Let me follow that with another one: Jeffrey Lewis is one of the very few musicians you can enjoy without knowing a single song he plays. In my case this is almost literally true, since I had not followed Lewis’s career closely, beyond enjoying his musical histories of the Fall and punk on the Lower East Side.
The effectiveness of his lo-fi-dom, typified by the pickup sellotaped to his trusty and battered acoustic, is in the way that the music acts as context, a score for his intimate tales of existential befuddlement. Which is not to say that the music is unimportant, but rather that it is there to serve the lyrics, rather than having a bunch of words thrown on top of it.

They have the immediacy of novelty songs, but their wry observations, particularly in songs like “When You’re By Yourself”, give them the staying power of a short story that gets so close to your daily life that it is no longer a matter of fiction and more one of millennial phenomenology. The pretension is mine, not theirs.

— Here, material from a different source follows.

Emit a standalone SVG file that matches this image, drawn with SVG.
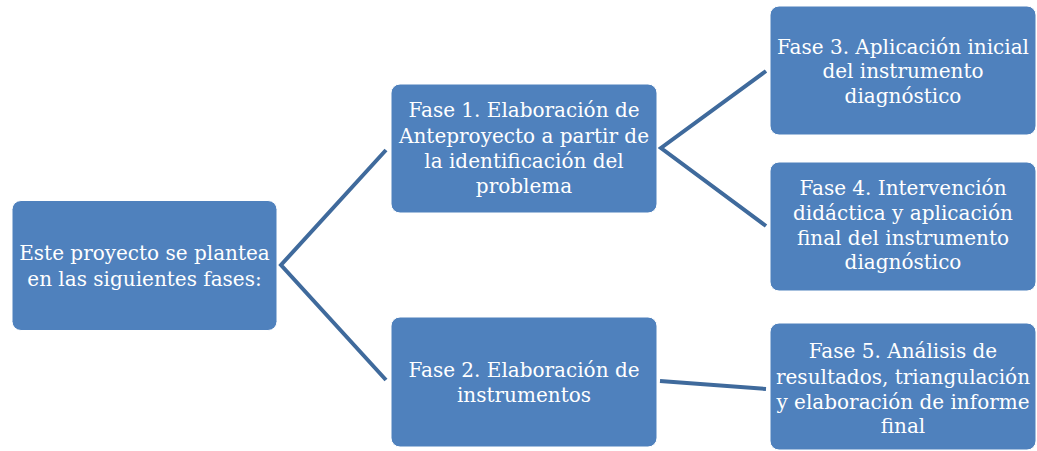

And just when you are worried things might be getting a little to real for you, Lewis is there to help with a capella renditions of Nirvana songs accompanied by literal and hilarious depictions of the lyrics, not to mention a brand new installment of his long-running history of Communism.
The night closes with a Pixies cover, more Nirvana “music videos”, and profuse apologies from Lewis for not having time to play even more songs, giving us just enough time to buy a few (ridiculously inexpensive) copies of his comics before riding home.